Last week, actress Felicity Huffman was sentenced to 14 days in prison for her part in the “Varsity Blues” college-admissions scandal. Back in May, Huffman pleaded guilty to paying $15,000 to a fixer who would “correct her daughter’s answers on the SAT” and “secure an accommodation” so that her daughter had more time to take the test. In addition to the jail time, the former Desperate Housewives star was sentenced to a year of probation, a $30,000 fine, and 250 hours of community service. She has conceded that “there are no excuses or justifications for my actions. Period.” While there has been predictable online outrage that her punishment was too lenient, there’s no question about her guilt.
Meanwhile, as cheating parents and sleazy middlemen are prosecuted for their misdeeds, the campus mandarins who turn a blind eye to or even facilitate admissions corruption have been given a pass. The colleges lauded by Huffman’s indignant critics as custodians of educational opportunity have gotten off scot-free, despite routinely tracking, cultivating, and shaking down affluent donors with the implicit recognition that admission and the prestige that comes with it are what’s being sold.
Just last week, court records from the Varsity Blues scandal’s aftermath revealed some of the ways in which the University of Southern California offered preferences in the admissions process to students whose parents made substantial contributions. In an eye-opening account, the Wall Street Journal described the intricate, color-coded spreadsheets that USC used to track “special-interest applicants,” which were peppered with comments such as “‘given 2 million already,’ ‘1 mil pledge,’ ‘Previously donated $25k to Heritage Hall’ and ‘father is surgeon.’ ”
The ongoing lawsuit against Harvard University’s affirmative-action policies has similarly brought to light missives which show just how explicit the admissions hustle can be, even at the nation’s most respected institutions. In one 2013 email with the subject line “My Hero,” the former dean of the Harvard Kennedy School of Government, David Ellwood, thanked a colleague for help in admitting a set of students with very “special” qualifications. “Once again you have done wonders,” Ellwood wrote. “I am simply thrilled about the folks you were able to admit. . . . [Redacted] has already committed to a building.”
In another email from the Harvard suit, Associate Vice President for Alumni Affairs and Development Roger Cheever observed, in discussing the merits of another Harvard hopeful, that the student’s family had at one point given Harvard $8.7 million, but had proven “challenging” in recent years. “[Redacted] was a devoted [redacted] Chair and generous donor,” Cheever wrote, but “going forward, I don’t see a significant opportunity for further major gifts.” (“[Redacted] had an art collection which conceivably could come our way,” he noted, almost as an afterthought, coming off for all the world like Tony Soprano surveying the assets of a New Jersey sporting-goods store.)
As the Harvard Crimson drily noted, “The public has long suspected that Harvard favors those who fund it. But blatant examples like those presented Wednesday — the promised building, the ‘conceivable’ art collection, the ‘red carpet’ treatment — rarely if ever become public knowledge.”

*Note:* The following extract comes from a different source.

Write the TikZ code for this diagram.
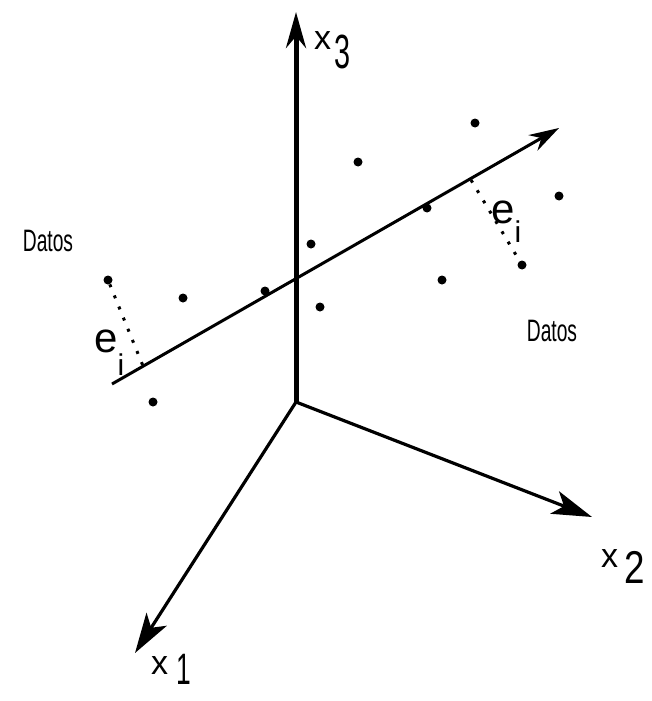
\documentclass[tikz,border=0pt]{standalone}
\usepackage{fontspec}
\usepackage{graphicx}
\setmainfont{Liberation Sans}
\usetikzlibrary{arrows.meta}
\begin{document}
\begin{tikzpicture}[x=1pt,y=-1pt,
  axisthick/.style={line width=5pt, -{Stealth[length=36pt,width=20pt]}},
  axisline/.style={line width=3.2pt, -{Stealth[length=40pt,width=24pt,inset=10pt]}},
  mainline/.style={line width=3pt, -{Stealth[length=30pt,width=18pt]}},
  perp/.style={line width=3pt, dash pattern=on 3pt off 9pt},
  datapt/.style={circle, fill=black, inner sep=0pt, minimum size=9pt},
  lbl/.style={inner sep=0pt, anchor=base west},
  datos/.style={inner sep=0pt, font=\fontsize{31}{31}\selectfont, xscale=0.62, yscale=1}]
\useasboundingbox (0,0) rectangle (651,701);
% axes
\coordinate (O) at (296,402);
\coordinate (X3) at (296,12);
\coordinate (X2) at (592,517);
\coordinate (X1) at (135,653);
\draw[axisthick] (O) -- (X3);
\draw[axisline] (O) -- (X2);
\draw[axisline] (O) -- (X1);
% principal line
\coordinate (L1) at (112,384);
\coordinate (L2) at (559,128);
\draw[mainline] (L1) -- (L2);
% data points
\node[datapt] (p1) at (475,123) {};
\node[datapt] (p2) at (358,162) {};
\node[datapt] (p3) at (559,196) {};
\node[datapt] (p4) at (311,244) {};
\node[datapt] (p5) at (522,265) {};
\node[datapt] (p6) at (442,280) {};
\node[datapt] (p7) at (183,298) {};
\node[datapt] (p8) at (320,307) {};
\node[datapt] (p9) at (108,280) {};
\node[datapt] (p10) at (153,402) {};
\node[datapt] (q1) at (427,208) {};
\node[datapt] (q2) at (265,291) {};
% perpendicular residuals
\coordinate (F1) at (471,180);
\coordinate (F2) at (143,366);
\draw[perp] (F1) -- (p5);
\draw[perp] (p9) -- (F2);
% labels
\node[lbl, font=\fontsize{42}{42}\selectfont] (er) at (491,223) {e\raisebox{-19pt}{\fontsize{30}{30}\selectfont i}};
\node[lbl, font=\fontsize{42}{42}\selectfont] (el) at (94,352) {e\raisebox{-23pt}{\fontsize{30}{30}\selectfont i}};
\node[datos] (dl) at (48,241) {Datos};
\node[datos] (dr) at (552,331) {Datos};
\node[lbl, font=\fontsize{34}{34}\selectfont] (lx3) at (314,50) {x\hspace{3pt}\raisebox{-18pt}{\fontsize{48}{48}\selectfont\scalebox{0.6}[1]{3}}};
\node[lbl, font=\fontsize{34}{34}\selectfont] (lx2) at (601,567) {x\hspace{6pt}\raisebox{-16pt}{\fontsize{46}{46}\selectfont\scalebox{0.8}[1]{2}}};
\node[lbl, font=\fontsize{34}{34}\selectfont] (lx1) at (151,674) {x\hspace{8pt}\raisebox{-10pt}{\fontsize{44}{44}\selectfont\scalebox{0.6}[1]{1}}};
\end{tikzpicture}
\end{document}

This is standard, though usually hidden, practice in higher education. Take the University of North Carolina, where the Development Office promises on its “Major Gifts” page that donors of $5 million or more can “find great joy in sharing special campus access and custom-tailored experiences with their children and grandchildren.” Ohio State President’s Club says that the “benefits” of joining its prestigious ranks include “opportunities for engagement with university leadership.” At UC Davis, donors of $1 million or more even “receive access to a personal assistant provided by the Office of Donor Relations.”
Unlike the documents that surfaced at Harvard or USC, these are not cases of private missives awkwardly being exposed — they’re assurances of special treatment cheerfully posted on the websites of prestigious public universities. All involved share a wink-wink understanding of what the vague talk of “exclusive access” and chances “to interact with University leadership” actually signals: The bigger the donation, the more likely one’s child or grandchild is to receive that thick welcome-to-campus packet in the mail.
The dirty truth is that America’s “nonprofit” colleges and universities are happy to sell fast passes to lucrative careers. In fact, it’s a key part of their business model. University leaders have shown themselves all too willing to sell admission and assorted perks to the one percent — and then to point the finger at American society for the ensuing concerns about inequality and self-dealing. In that sense, Felicity Huffman’s big sin was that she had the poor taste to hire a sleazy fixer rather than to pay USC’s bagmen directly.
What Huffman did was, of course, wrong. She tried to circumvent the rules that everyone else plays by, and she was busted and punished as she should have been. But her crimes, and the media circus that accompanied them, shouldn’t be allowed to obscure the existence of those campus leaders and “development professionals” whose shakedown efforts continue untrammeled. After all, a shakedown dressed up in polished language and given an institutional imprimatur is still a shakedown. If we want to clean up the corruption in college admissions, we must be sure not to overlook the part played by the colleges themselves.
— Frederick M. Hess is the director of education-policy studies at the American Enterprise Institute (AEI). Hannah Warren is a research assistant at AEI.